Esta afirmación, nace de una pregunta y como conclusión de la parábola del Buen Samaritano. Vamos a empezar por la pregunta: ¿Quién es mi prójimo? Aquel maestro de la ley quiere una regla clara que le permita clasificar a los demás en “prójimo” y “no prójimo”, en aquellos que pueden convertirse en prójimos y en aquellos que no pueden hacerse prójimos.

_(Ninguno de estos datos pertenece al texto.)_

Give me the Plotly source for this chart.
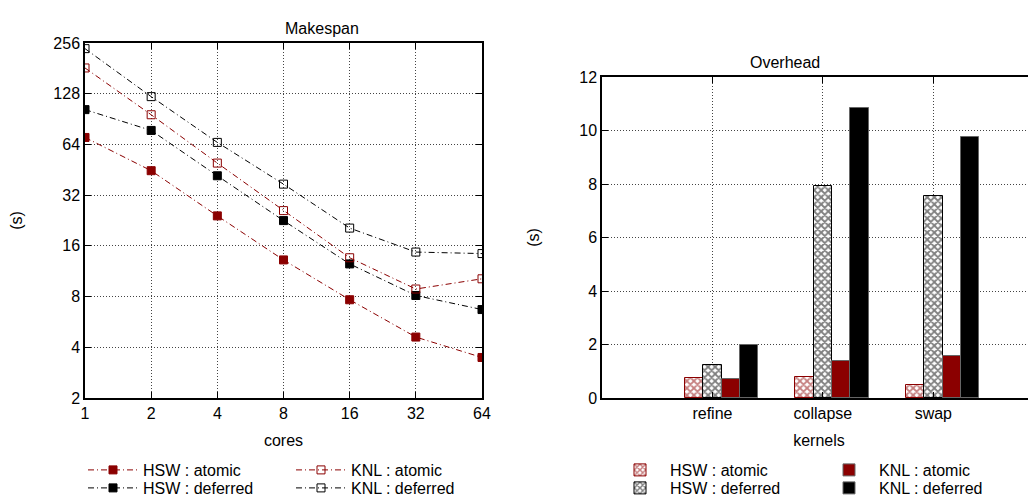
import plotly.graph_objects as go

# page has an 8px body margin: figure sized to fit the 1036x496 window
OFF = 8
W, H = 1036 - OFF, 496 - OFF

# ---------------- data ----------------
cores = [1, 2, 4, 8, 16, 32, 64]
core_labels = ["1", "2", "4", "8", "16", "32", "64"]
hsw_atomic = [70.4, 44.7, 24.1, 13.2, 7.66, 4.6, 3.48]
hsw_deferred = [103, 77.5, 41.7, 22.6, 12.5, 8.12, 6.7]
knl_atomic = [182, 96, 49.6, 25.9, 13.6, 8.87, 10.2]
knl_deferred = [237, 123, 65.8, 37.2, 20.4, 14.7, 14.4]
log_ticks = [2, 4, 8, 16, 32, 64, 128, 256]

kernels = ["refine", "collapse", "swap"]
ov_hsw_atomic = [0.75, 0.77, 0.50]
ov_hsw_deferred = [1.22, 7.93, 7.56]
ov_knl_atomic = [0.72, 1.40, 1.58]
ov_knl_deferred = [2.0, 10.84, 9.74]
lin_ticks = [0, 2, 4, 6, 8, 10, 12]

# ---------------- style ----------------
RED = "#8b0000"
FONT = "Liberation Sans, Arial, Helvetica, sans-serif"
FS = 16
DASH = "6px,3px,1px,3px"
GRID = "#444444"

def px_x(p):
    return (p - OFF) / W

def px_y(p):
    return 1 - (p - OFF) / H

fig = go.Figure()

line_series = [
    ("HSW : atomic", hsw_atomic, RED, "square", "legend"),
    ("HSW : deferred", hsw_deferred, "black", "square", "legend2"),
    ("KNL : atomic", knl_atomic, RED, "square-open", "legend3"),
    ("KNL : deferred", knl_deferred, "black", "square-open", "legend4"),
]
for name, vals, col, sym, lg in line_series:
    fig.add_trace(go.Scatter(
        x=cores, y=vals, name=name, mode="lines+markers",
        line=dict(color=col, width=1, dash=DASH),
        marker=dict(symbol=sym, size=8, color=col, line=dict(color=col, width=1)),
        xaxis="x", yaxis="y", legend=lg,
    ))

kpos = [i + 1 for i in range(len(kernels))]
bw = 1 / 6
bar_series = [
    ("HSW : atomic", ov_hsw_atomic, RED, "x", "legend5"),
    ("HSW : deferred", ov_hsw_deferred, "black", "x", "legend6"),
    ("KNL : atomic", ov_knl_atomic, RED, "", "legend7"),
    ("KNL : deferred", ov_knl_deferred, "black", "", "legend8"),
]
for i, (name, vals, col, pat, lg) in enumerate(bar_series):
    if pat:
        marker = dict(color="white",
                      pattern=dict(shape=pat, fgcolor=col, bgcolor="white", size=5, solidity=0.6),
                      line=dict(color=col, width=1))
    else:
        marker = dict(color=col, line=dict(color="#666666", width=1))
    fig.add_trace(go.Bar(
        x=kpos, y=vals, name=name, width=bw, offset=-0.25 + i * bw,
        marker=marker, xaxis="x2", yaxis="y2", legend=lg,
    ))

axis_common = dict(
    showline=True, linecolor="black", linewidth=1.5, mirror="ticks",
    ticks="inside", ticklen=6, tickcolor="black", tickwidth=1,
    showgrid=True, gridcolor=GRID, griddash="1px,2px", gridwidth=1,
    zeroline=False, tickfont=dict(family=FONT, size=FS, color="black"),
    automargin=False,
)

fig.update_layout(
    width=W, height=H, margin=dict(l=0, r=0, t=0, b=0, autoexpand=False),
    paper_bgcolor="white", plot_bgcolor="white",
    font=dict(family=FONT, size=FS, color="black"),
    showlegend=True,
    bargap=0,
    xaxis=dict(axis_common, type="log", range=[0, 1.80618], tickvals=cores, ticktext=core_labels,
               domain=[px_x(85), px_x(482)], anchor="y",
               title=dict(text="cores", standoff=14, font=dict(family=FONT, size=FS))),
    yaxis=dict(axis_common, type="log", range=[0.30103, 2.40824], tickvals=log_ticks,
               ticktext=[str(t) for t in log_ticks],
               domain=[px_y(398), px_y(43)], anchor="x",
               title=dict(text="(s)", standoff=40, font=dict(family=FONT, size=FS))),
    xaxis2=dict(axis_common, range=[0, 3.93], tickvals=kpos, ticktext=kernels,
                domain=[px_x(602), 1.0], anchor="y2",
                title=dict(text="kernels", standoff=14, font=dict(family=FONT, size=FS))),
    yaxis2=dict(axis_common, range=[0, 12], tickvals=lin_ticks, mirror=False,
                domain=[px_y(398), px_y(77)], anchor="x2",
                title=dict(text="(s)", standoff=36, font=dict(family=FONT, size=FS))),
    annotations=[
        dict(text="Makespan", x=px_x(283), y=px_y(18), xref="paper", yref="paper",
             showarrow=False, font=dict(family=FONT, size=FS)),
        dict(text="Overhead", x=px_x(822), y=px_y(52), xref="paper", yref="paper",
             showarrow=False, font=dict(family=FONT, size=FS)),
    ],
)

leg_common = dict(bgcolor="rgba(0,0,0,0)", font=dict(family=FONT, size=FS, color="black"),
                  itemwidth=50, xanchor="left", yanchor="middle", orientation="v",
                  itemclick=False, itemdoubleclick=False)
legpos = {
    "legend": (83, 470), "legend2": (83, 488),
    "legend3": (291, 470), "legend4": (291, 488),
    "legend5": (610, 470), "legend6": (610, 488),
    "legend7": (819, 470), "legend8": (819, 488),
}
for k, (lx, ly) in legpos.items():
    fig.update_layout({k: dict(leg_common, x=px_x(lx), y=px_y(ly))})

fig.write_html("out.html")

Tenemos que descubrir que Dios no hace distinciones, para Él todos somos prójimos. Y es el problema de aquel sacerdote y levita, que lo vieron y pasaron de largo. Les faltó la compasión, del samaritano. Que se bajó de su cabalgadura, lo subió a ella, le vendó sus heridas y lo llevó a la posada. Todos tenían sus prisas, sus prioridades, pero en aquel momento lo que hacía falta era descubrir al prójimo que estaba al borde del camino.
Todo esto nos enseña que la compasión, el amor, no es un sentimiento vago, sino significa cuidar al otro hasta pagar personalmente. Significa comprometerse cumpliendo todos los pasos necesarios para “acercarse” al otro hasta identificarse con él: «amaras a tu prójimo como a ti mismo». Este es el mandamiento del Señor. Pidámosle al Señor que también nosotros practiquemos la misericordia con los que nos rodean. Descubramos como ÉL nos dice: “Anda y haz tú lo mismo”.